After becoming a cicerone, Shellman worked as a beer buyer for a small wine shop, and eventually, the couple made their way back to Minneapolis last August.
“BBS stems from my time in Los Angeles,” he notes. “I’ve been playing with the idea for a few years, while being immersed in an amazing Southern California beer scene. There, everyone really collaborates with each other, they work together. Here, you don’t see that as much, so that’s why I wanted to open it here as opposed to there.”
Although local brewers and distributors are often willing to toast each other, there have been some challenges, he believes. Connections aren’t always as strong as they could be, particularly between smaller breweries and bar owners / retailers. Shellman hopes that BBS can be the local industry’s glue. He won’t recommend tap lines for his clients only, for example — he’ll advise a bar owner on lines based on what fits for the bar, not the BBS bottom line.

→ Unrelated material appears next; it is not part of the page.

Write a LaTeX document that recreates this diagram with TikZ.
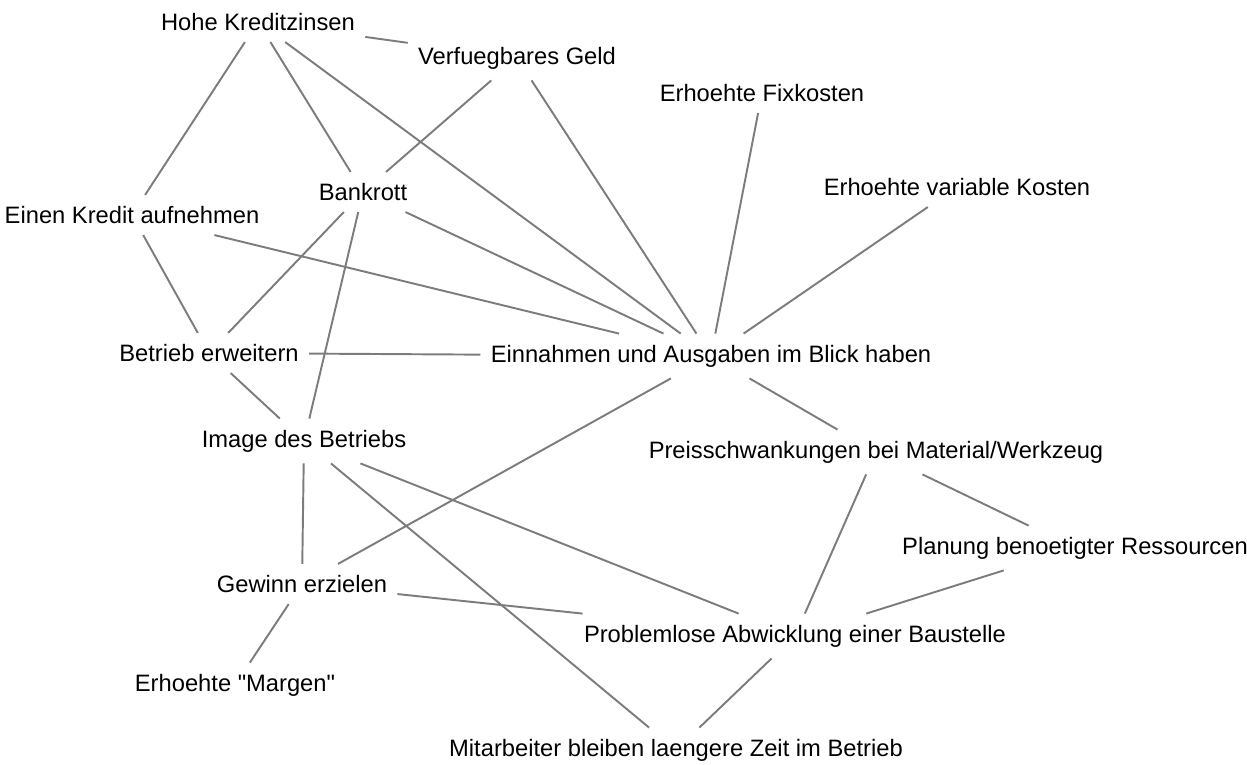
\documentclass[tikz,border=0pt]{standalone}
\usepackage{fontspec}
\newfontfamily\labelfont{Liberation Sans}
\usetikzlibrary{positioning}
\definecolor{wire}{RGB}{124,124,124}
\definecolor{ink}{RGB}{0,0,0}
\tikzset{
  concept/.style={text=ink,font=\labelfont\fontsize{13.5}{16}\selectfont,inner xsep=0.2cm,inner ysep=0.22cm},
  link/.style={draw=wire,line width=1.1pt},
}
\begin{document}
\begin{tikzpicture}
  \useasboundingbox (0,0) rectangle (24.94,-15.3);
  % concepts
  \node[concept] (hohe) at (5.16,-0.44) {Hohe Kreditzinsen};
  \node[concept] (geld) at (10.34,-1.16) {Verfuegbares Geld};
  \node[concept] (fix) at (15.24,-1.86) {Erhoehte Fixkosten};
  \node[concept] (bank) at (7.26,-3.84) {Bankrott};
  \node[concept] (var) at (19.14,-3.74) {Erhoehte variable Kosten};
  \node[concept] (kredit) at (2.64,-4.30) {Einen Kredit aufnehmen};
  \node[concept] (erweitern) at (4.18,-7.06) {Betrieb erweitern};
  \node[concept] (blick) at (14.22,-7.12) {Einnahmen und Ausgaben im Blick haben};
  \node[concept] (image) at (6.08,-8.82) {Image des Betriebs};
  \node[concept] (preis) at (17.52,-9.04) {Preisschwankungen bei Material/Werkzeug};
  \node[concept] (planung) at (21.50,-10.96) {Planung benoetigter Ressourcen};
  \node[concept] (gewinn) at (6.04,-11.68) {Gewinn erzielen};
  \node[concept] (abwicklung) at (15.90,-12.72) {Problemlose Abwicklung einer Baustelle};
  \node[concept] (margen) at (4.70,-13.70) {Erhoehte "Margen"};
  \node[concept] (mitarbeiter) at (13.52,-15.00) {Mitarbeiter bleiben laengere Zeit im Betrieb};
  % links
  \foreach \a/\b in {hohe/geld,hohe/kredit,hohe/bank,hohe/blick,geld/bank,geld/blick,
    fix/blick,var/blick,bank/erweitern,bank/blick,bank/image,kredit/blick,kredit/erweitern,
    erweitern/blick,erweitern/image,blick/gewinn,blick/preis,image/gewinn,image/abwicklung,
    image/mitarbeiter,preis/planung,preis/abwicklung,planung/abwicklung,gewinn/abwicklung,
    gewinn/margen,abwicklung/mitarbeiter}
    \draw[link] (\a) -- (\b);
\end{tikzpicture}
\end{document}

But representation of smaller breweries could make it tough for Shellman to maintain credibility, posits Lanny Hoff, VP of Artisanal Imports, a distributor that specializes in Belgian beers. There are plenty of local brokers who represent several breweries at once, Hoff says, but none try to blend in consultant services and advocacy the way that Shellman proposes. The demand for that blend is real, though. Hoff notes that the Twin Cities has a great beer culture, but is currently “over-running the headlights to some degree,” with so many people wanting to jump into the bar scene, but with only some of them knowing the nuances of aspects like storage and serving.
“The biggest challenge, I think, is if he’ll be able to make a living at this,” says Hoff. “It’s not going to be easy, but he’s got the drive, so who knows? Personally, I hope it works. Having a third-party consultant would be fantastic, and more education about beer benefits everyone.”